# Need help. Drive belt on bandsaw keeps coming off.



## mrg (Mar 10, 2010)

Hi guys and girls,
I have a Craftsman Pro 14 inch bandsaw, same as the Rikon 10-325. The woodruff key set screw came out so the belt popped off. I put everything back together three times and the belt walks each time. I put the belt back on with the grooves in the grooves of the cast wheel and aluminum pulley, checked alignment etc. not sure if I put the belt on inside out or just having alignment issues. Any help would be appreciated.

Happy Thanksgiving.


----------



## RussellAP (Feb 21, 2012)

Couple things to check.
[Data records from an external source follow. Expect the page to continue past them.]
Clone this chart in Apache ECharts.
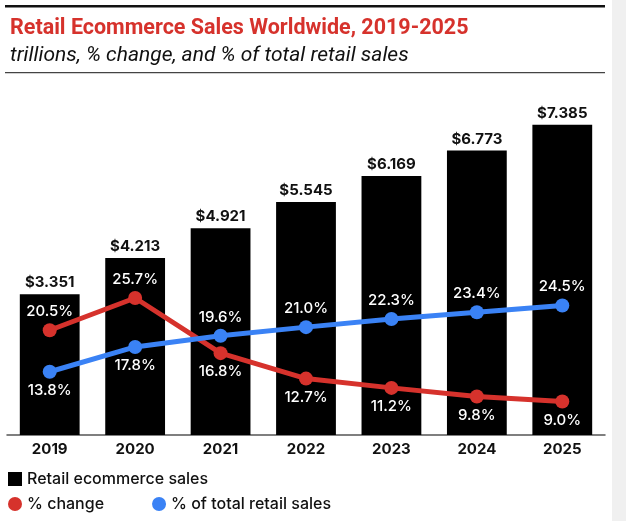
<!DOCTYPE html>
<html><head><meta charset="utf-8">
<script src="https://cdn.jsdelivr.net/npm/echarts@6/dist/echarts.min.js"></script>
<style>html,body{margin:0;padding:0;background:#fff}#c{width:626px;height:521px}</style>
</head><body><div id="c"></div>
<script>
const years = ['2019','2020','2021','2022','2023','2024','2025'];
const sales = [3.351, 4.213, 4.921, 5.545, 6.169, 6.773, 7.385];
const pctChange = [20.5, 25.7, 16.8, 12.7, 11.2, 9.8, 9.0];
const pctTotal = [13.8, 17.8, 19.6, 21.0, 22.3, 23.4, 24.5];
const changeLabelPos = ['top','top','bottom','bottom','bottom','bottom','bottom'];
const totalLabelPos = ['bottom','bottom','top','top','top','top','top'];

const RED = '#d6322c', BLUE = '#3a82f5';
const FONT = 'Inter';
const chart = echarts.init(document.getElementById('c'));
function pts(vals, pos) {
  return vals.map((v, i) => ({ value: v, label: { position: pos[i] } }));
}
chart.setOption({
  animation: false,
  textStyle: { fontFamily: FONT },
  graphic: [
    { type: 'rect', shape: { x: 612, y: 0, width: 14, height: 521 }, style: { fill: '#f0f0f0' } },
    { type: 'rect', shape: { x: 5, y: 5, width: 600, height: 2.5 }, style: { fill: '#111' } },
    { type: 'rect', shape: { x: 5, y: 72, width: 600, height: 1.2 }, style: { fill: '#444' } }
  ],
  title: {
    text: 'Retail Ecommerce Sales Worldwide, 2019-2025',
    subtext: 'trillions, % change, and % of total retail sales',
    left: 5, top: 13, itemGap: 5,
    textStyle: { color: RED, fontSize: 21.5, fontWeight: 'bold', fontFamily: 'Roboto' },
    subtextStyle: { color: '#111', fontSize: 21, fontStyle: 'italic', fontFamily: 'Roboto' }
  },
  legend: [
    { data: ['Retail ecommerce sales'], left: 8, top: 471, padding: 0, icon: 'rect', itemWidth: 14, itemHeight: 14,
      itemGap: 5, textStyle: { fontSize: 16, fontWeight: 500, color: '#111', fontFamily: FONT } },
    { data: ['% change', '% of total retail sales'], left: 8, top: 496, padding: 0, icon: 'circle', itemWidth: 14, itemHeight: 14,
      itemGap: 48, textStyle: { fontSize: 16, fontWeight: 500, color: '#111', fontFamily: FONT } }
  ],
  grid: { left: 7, right: 21, top: 99, bottom: 86, containLabel: false },
  xAxis: {
    type: 'category', data: years,
    axisLine: { lineStyle: { color: '#555', width: 1.5 } },
    axisTick: { show: false },
    axisLabel: { color: '#111', fontSize: 15, fontWeight: 'bold', margin: 7, fontFamily: FONT }
  },
  yAxis: [
    { type: 'value', min: 0, max: 8, show: false, splitLine: { show: false } },
    { type: 'value', min: 3.6, max: 57.8, show: false, splitLine: { show: false } }
  ],
  series: [
    { name: 'Retail ecommerce sales', type: 'bar', data: sales, barWidth: '70%',
      itemStyle: { color: '#000' },
      label: { show: true, position: 'top', distance: 4, color: '#111', fontSize: 15, fontWeight: 'bold',
        fontFamily: FONT, formatter: p => '$' + p.value.toFixed(3) } },
    { name: '% change', type: 'line', yAxisIndex: 1, data: pts(pctChange, changeLabelPos),
      symbol: 'circle', symbolSize: 14, lineStyle: { color: RED, width: 5 }, itemStyle: { color: RED },
      z: 3,
      label: { show: true, distance: 4, color: '#fff', fontSize: 15, fontWeight: 500, fontFamily: FONT,
        formatter: p => p.value.toFixed(1) + '%' } },
    { name: '% of total retail sales', type: 'line', yAxisIndex: 1, data: pts(pctTotal, totalLabelPos),
      symbol: 'circle', symbolSize: 14, lineStyle: { color: BLUE, width: 5 }, itemStyle: { color: BLUE },
      z: 4,
      label: { show: true, distance: 4, color: '#fff', fontSize: 15, fontWeight: 500, fontFamily: FONT,
        formatter: p => p.value.toFixed(1) + '%' } }
  ]
});
</script></body></html>
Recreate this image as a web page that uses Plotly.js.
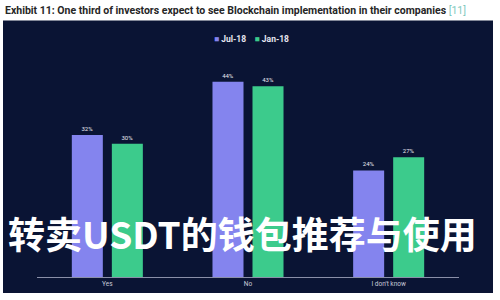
<!DOCTYPE html>
<html>
<head>
<meta charset="utf-8">
<script src="https://cdn.plot.ly/plotly-3.0.1.min.js"></script>
<style>html,body{margin:0;padding:0;background:#fff;}#chart{width:500px;height:300px;}</style>
</head>
<body>
<div id="chart"></div>
<script>
const categories = ["Yes", "No", "I don't know"];
const seriesNames = ["Jul-18", "Jan-18"];
const jul18 = [32, 44, 24];
const jan18 = [30, 43, 27];
const titleText = "Exhibit 11: One third of investors expect to see Blockchain implementation in their companies";
const refText = "[11]";
const overlayText = "转卖USDT的钱包推荐与使用";

const colors = ["#8484ee", "#3ccb8c"];
const values = [jul18, jan18];

const traces = seriesNames.map((name, i) => ({
  type: "bar",
  name: name,
  x: categories,
  y: values[i],
  text: values[i].map(v => v + "%"),
  textposition: "outside",
  cliponaxis: false,
  textfont: {color: "#e8e8f0", size: 6, family: "Roboto, Arial, sans-serif"},
  marker: {color: colors[i]},
  showlegend: false,
  hoverinfo: "none"
}));

// plot area: x 37..459, y 55.5..277
const L = 37, R = 41, T = 55.5, B = 23;
const W = 500 - L - R, H = 300 - T - B;
const px = x => (x - L) / W;
const py = y => (300 - B - y) / H;

const legendText = seriesNames.map((n, i) =>
  "<span style='color:" + colors[i] + "'>■</span> " + n).join("&nbsp;&nbsp;&nbsp;&nbsp;");

const layout = {
  width: 500, height: 300,
  margin: {l: L, r: R, t: T, b: B, pad: 0},
  paper_bgcolor: "#ffffff",
  plot_bgcolor: "rgba(0,0,0,0)",
  barmode: "group",
  bargap: 0.431,
  bargroupgap: 0.225,
  showlegend: false,
  xaxis: {
    showline: true, linecolor: "#8a8fa8", linewidth: 1,
    ticks: "", showgrid: false, zeroline: false,
    tickfont: {color: "#c8cad8", size: 6.5, family: "Roboto, Arial, sans-serif"}
  },
  yaxis: {
    range: [0, 49.8], visible: false, showgrid: false, zeroline: false, fixedrange: true
  },
  shapes: [{
    type: "rect", xref: "paper", yref: "paper", layer: "below",
    x0: px(3), x1: px(493), y0: py(293), y1: py(20),
    fillcolor: "#0a1434", line: {width: 0}
  }],
  annotations: [
    {
      xref: "paper", yref: "paper", x: px(3), y: py(10), xanchor: "left", yanchor: "middle",
      showarrow: false,
      text: "<b>" + titleText + "</b> <span style='color:#7fc9be'>" + refText + "</span>",
      font: {size: 10.5, color: "#262626", family: "Roboto, Arial, sans-serif"}
    },
    {
      xref: "paper", yref: "paper", x: px(251), y: py(38), xanchor: "center", yanchor: "middle",
      showarrow: false,
      text: "<b>" + legendText + "</b>",
      font: {size: 8.5, color: "#e6e6f0", family: "Roboto, Arial, sans-serif"}
    },
    {
      xref: "paper", yref: "paper", x: px(6), y: py(233), xanchor: "left", yanchor: "middle",
      showarrow: false,
      text: "<b>" + overlayText + "</b>",
      font: {size: 37, color: "#ffffff", family: "Noto Sans CJK SC, sans-serif"}
    }
  ]
};

Plotly.newPlot("chart", traces, layout, {staticPlot: true, displayModeBar: false});
</script>
</body>
</html>
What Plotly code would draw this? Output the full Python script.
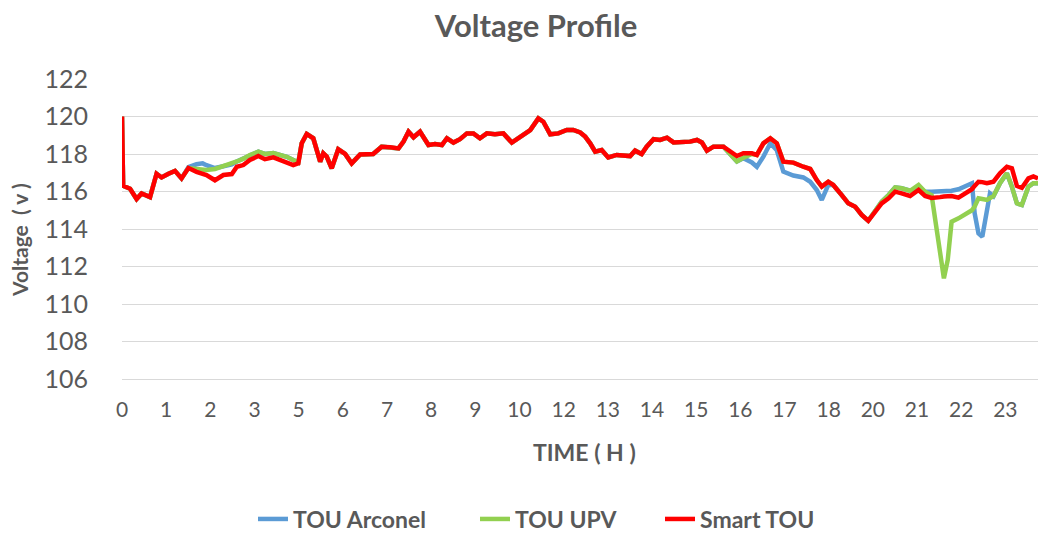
import plotly.graph_objects as go

# Sample times (hours of the day)
hours = [
    0.0, 0.03, 0.21, 0.38, 0.51, 0.73, 0.9, 1.03, 1.21, 1.38,
    1.55, 1.73, 1.94, 2.1, 2.2, 2.42, 2.64, 2.86, 2.99, 3.16,
    3.33, 3.55, 3.72, 3.94, 4.11, 4.29, 4.46, 4.59, 4.68, 4.81,
    4.98, 5.16, 5.24, 5.33, 5.46, 5.63, 5.81, 5.98, 6.2, 6.54,
    6.76, 6.98, 7.2, 7.33, 7.46, 7.59, 7.76, 7.98, 8.15, 8.33,
    8.46, 8.63, 8.8, 8.98, 9.15, 9.32, 9.5, 9.71, 9.93, 10.15,
    10.36, 10.63, 10.84, 10.97, 11.15, 11.36, 11.58, 11.75, 11.93, 12.06,
    12.19, 12.32, 12.49, 12.66, 12.88, 13.1, 13.23, 13.36, 13.53, 13.66,
    13.84, 14.01, 14.19, 14.36, 14.62, 14.79, 14.97, 15.1, 15.23, 15.4,
    15.66, 15.83, 16.01, 16.18, 16.4, 16.53, 16.7, 16.88, 17.05, 17.22,
    17.48, 17.74, 17.92, 18.09, 18.22, 18.39, 18.52, 18.74, 18.91, 19.09,
    19.26, 19.43, 19.61, 19.78, 19.96, 20.13, 20.3, 20.52, 20.74, 20.91,
    21.08, 21.2, 21.3, 21.4, 21.5, 21.6, 21.78, 21.95, 22.13, 22.2,
    22.3, 22.4, 22.52, 22.6, 22.69, 22.86, 23.04, 23.17, 23.3, 23.43,
    23.6, 23.73, 23.85,
]

# Voltage (V) per tariff scheme
tou_arconel = [
    120.0, 116.3, 116.15, 115.6, 115.9, 115.7, 116.95, 116.75, 116.95, 117.1,
    116.7, 117.3, 117.45, 117.5, 117.4, 117.25, 117.35, 117.45, 117.6, 117.75,
    117.95, 118.12, 118.0, 118.05, 117.95, 117.85, 117.68, 117.55, 118.57, 119.07,
    118.84, 117.59, 118.04, 117.86, 117.24, 118.25, 118.0, 117.5, 117.98, 118.0,
    118.39, 118.36, 118.3, 118.66, 119.19, 118.89, 119.19, 118.48, 118.53, 118.48,
    118.84, 118.61, 118.79, 119.1, 119.1, 118.84, 119.1, 119.05, 119.1, 118.61,
    118.93, 119.28, 119.9, 119.72, 119.05, 119.1, 119.28, 119.28, 119.15, 118.93,
    118.57, 118.12, 118.21, 117.82, 117.95, 117.95, 117.89, 118.18, 118.0, 118.39,
    118.79, 118.75, 118.87, 118.62, 118.62, 118.66, 118.75, 118.61, 118.18, 118.39,
    118.39, 118.0, 117.6, 117.77, 117.55, 117.32, 117.86, 118.57, 118.2, 117.06,
    116.85, 116.75, 116.52, 116.08, 115.55, 116.35, 116.35, 115.81, 115.37, 115.19,
    114.75, 114.44, 114.93, 115.45, 115.81, 116.22, 116.17, 116.04, 116.2, 115.99,
    115.99, 115.99, 116.0, 116.04, 116.04, 116.04, 116.12, 116.3, 116.44, 114.84,
    113.77, 113.59, 114.84, 115.9, 115.75, 116.44, 116.97, 116.26, 115.37, 115.28,
    116.26, 116.44, 116.44,
]

tou_upv = [
    120.0, 116.3, 116.15, 115.6, 115.9, 115.7, 116.95, 116.75, 116.95, 117.1,
    116.7, 117.25, 117.2, 117.15, 117.15, 117.2, 117.35, 117.45, 117.6, 117.75,
    117.95, 118.12, 118.0, 118.05, 117.95, 117.85, 117.68, 117.55, 118.57, 119.07,
    118.84, 117.59, 118.04, 117.86, 117.24, 118.25, 118.0, 117.5, 117.98, 118.0,
    118.39, 118.36, 118.3, 118.66, 119.19, 118.89, 119.19, 118.48, 118.53, 118.48,
    118.84, 118.61, 118.79, 119.1, 119.1, 118.84, 119.1, 119.05, 119.1, 118.61,
    118.93, 119.28, 119.9, 119.72, 119.05, 119.1, 119.28, 119.28, 119.15, 118.93,
    118.57, 118.12, 118.21, 117.82, 117.95, 117.95, 117.89, 118.18, 118.0, 118.39,
    118.79, 118.75, 118.87, 118.62, 118.62, 118.66, 118.75, 118.61, 118.18, 118.39,
    118.39, 118.0, 117.6, 117.8, 118.0, 117.95, 118.57, 118.84, 118.57, 117.59,
    117.54, 117.32, 117.2, 116.61, 116.26, 116.52, 116.35, 115.81, 115.37, 115.19,
    114.75, 114.44, 114.93, 115.45, 115.81, 116.22, 116.17, 116.04, 116.35, 115.99,
    115.8, 114.13, 112.35, 111.37, 112.35, 114.39, 114.57, 114.8, 115.0, 115.2,
    115.64, 115.6, 115.55, 115.65, 115.75, 116.44, 116.97, 116.26, 115.37, 115.28,
    116.26, 116.44, 116.44,
]

smart_tou = [
    120.0, 116.3, 116.15, 115.6, 115.9, 115.7, 116.95, 116.75, 116.95, 117.1,
    116.7, 117.25, 117.05, 116.95, 116.88, 116.6, 116.88, 116.93, 117.32, 117.41,
    117.68, 117.89, 117.72, 117.82, 117.68, 117.59, 117.41, 117.5, 118.57, 119.07,
    118.84, 117.59, 118.04, 117.86, 117.24, 118.25, 118.0, 117.5, 117.98, 118.0,
    118.39, 118.36, 118.3, 118.66, 119.19, 118.89, 119.19, 118.48, 118.53, 118.48,
    118.84, 118.61, 118.79, 119.1, 119.1, 118.84, 119.1, 119.05, 119.1, 118.61,
    118.93, 119.28, 119.9, 119.72, 119.05, 119.1, 119.28, 119.28, 119.15, 118.93,
    118.57, 118.12, 118.21, 117.82, 117.95, 117.95, 117.89, 118.18, 118.0, 118.39,
    118.79, 118.75, 118.87, 118.62, 118.62, 118.66, 118.75, 118.61, 118.18, 118.39,
    118.39, 118.12, 117.89, 118.04, 118.04, 117.95, 118.57, 118.84, 118.57, 117.59,
    117.54, 117.32, 117.2, 116.61, 116.26, 116.52, 116.35, 115.81, 115.37, 115.19,
    114.75, 114.44, 114.93, 115.37, 115.64, 115.99, 115.9, 115.76, 116.08, 115.76,
    115.66, 115.65, 115.7, 115.73, 115.75, 115.76, 115.67, 115.9, 116.12, 116.3,
    116.52, 116.5, 116.44, 116.48, 116.52, 116.97, 117.32, 117.24, 116.3, 116.2,
    116.7, 116.8, 116.7,
]

# Category-style hour labels, one every 1.15 h
tick_labels = ["0", "1", "2", "3", "5", "6", "7", "8", "9", "10", "12",
               "13", "14", "15", "16", "17", "18", "20", "21", "22", "23"]
tick_interval_h = 1.15
y_ticks = [106, 108, 110, 112, 114, 116, 118, 120, 122]

series_names = ["TOU Arconel", "TOU UPV", "Smart TOU"]
series_values = [tou_arconel, tou_upv, smart_tou]
series_colors = ["#5B9BD5", "#92D050", "#FF0000"]
legend_ids = ["legend", "legend2", "legend3"]
legend_text_x = [293, 515, 700]   # left edge of each legend label, px

W, H = 1038, 534
L, R, T, B = 122, 0, 79, 145
Y_MIN, Y_MAX = 105.467, 122
GREY = "#595959"
FONT = "Lato"

fig = go.Figure()
for name, vals, color, lg in zip(series_names, series_values, series_colors, legend_ids):
    fig.add_trace(go.Scatter(
        x=hours, y=vals, mode="lines", name=name, legend=lg,
        line=dict(color=color, width=4.5),
    ))

plot_w = W - L - R
plot_h = H - T - B


def px_to_paper(px, py):
    return (px - L) / plot_w, (H - B - py) / plot_h


ax_y = px_to_paper(20, 240)
ax_x = px_to_paper(584, 452)

legend_layouts = {}
for lg, tx in zip(legend_ids, legend_text_x):
    legend_layouts[lg] = dict(
        orientation="h",
        xref="container", yref="container",
        x=(tx - 40) / W, y=1 - 519 / H, xanchor="left", yanchor="middle",
        font=dict(size=23, color=GREY, family=FONT, weight="bold"),
        bgcolor="rgba(0,0,0,0)", borderwidth=0,
    )

fig.update_layout(
    width=W, height=H,
    margin=dict(l=L, r=R, t=T, b=B, pad=0),
    paper_bgcolor="white", plot_bgcolor="white",
    font=dict(family=FONT, color=GREY),
    title=dict(
        text="<b>Voltage Profile</b>",
        xref="container", yref="container",
        x=536 / W, y=1 - 26 / H, xanchor="center", yanchor="middle",
        font=dict(size=31, color=GREY, family=FONT),
    ),
    showlegend=True,
    xaxis=dict(
        range=[0, 23.85],
        tickvals=[i * tick_interval_h for i in range(len(tick_labels))],
        ticktext=tick_labels,
        showgrid=False, zeroline=False, showline=False,
        ticks="outside", ticklen=2, tickcolor="rgba(0,0,0,0)",
        tickfont=dict(size=21, color=GREY, family=FONT),
    ),
    yaxis=dict(
        range=[Y_MIN, Y_MAX],
        tickvals=y_ticks,
        showgrid=True, gridcolor="#D9D9D9", gridwidth=1,
        zeroline=False, showline=False,
        ticks="outside", ticklen=28, tickcolor="rgba(0,0,0,0)",
        tickfont=dict(size=25, color=GREY, family=FONT),
    ),
    annotations=[
        dict(text="<b>Voltage  ( v )</b>", x=ax_y[0], y=ax_y[1],
             xref="paper", yref="paper", showarrow=False, textangle=-90,
             xanchor="center", yanchor="middle",
             font=dict(size=21, color=GREY, family=FONT)),
        dict(text="<b>TIME ( H )</b>", x=ax_x[0], y=ax_x[1],
             xref="paper", yref="paper", showarrow=False,
             xanchor="center", yanchor="middle",
             font=dict(size=23, color=GREY, family=FONT)),
    ],
    **legend_layouts,
)

fig.write_html("out.html")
If you can see the belt when the saw starts up, does it stay in the pulleys, or does it bunch up and come right off? Could be the motor is loose and the start jumps the belt off. Check to make sure the motor is staying in place when it starts and that it's tight with the proper tension which is not really extremely tight, but just a tug more than snug. 
Since the belt has been coming off, look for any scars or cuts on it that might make it jump off too.

It's pretty much gotta be one of those two things.


----------



## toolie (Mar 16, 2011)

mrg, is that the 22401 with the stepped pulleys and 8" of resaw?


----------



## mrg (Mar 10, 2010)

Russ I will check that again.

Toolie yes that is the saw in question. Has been great up until the set screw came out.


----------



## Tedstor (Mar 12, 2011)

I had a shaper that had the same issue. Unfortunately, the loose pulley wobbled around and futzed-up the set screw and motor shaft key. I replaced the key and used some semi-permenent loctite on the set-screw. That did the trick.


----------



## mrg (Mar 10, 2010)

Fixed. Rechecked the motor pulley to idler/tension pulley alignment. Snugged motor bolts. Put belt lower wheel back on. Adjust tension, run for 5 minutes, change speed run again for a few minutes and seems fine. It may have been, alignment, motor or I tightened the idler to much.

This thing is quiet when it runs.

FYI the guide bearings on these saws are 608Zz bearings which are common bearings and can be bought any where. If you want good bearings at a decent price go to a skateboard shop and get them. Much less expensive than ordering them from eraplacement parts..

Have a great Thanksgiving.


----------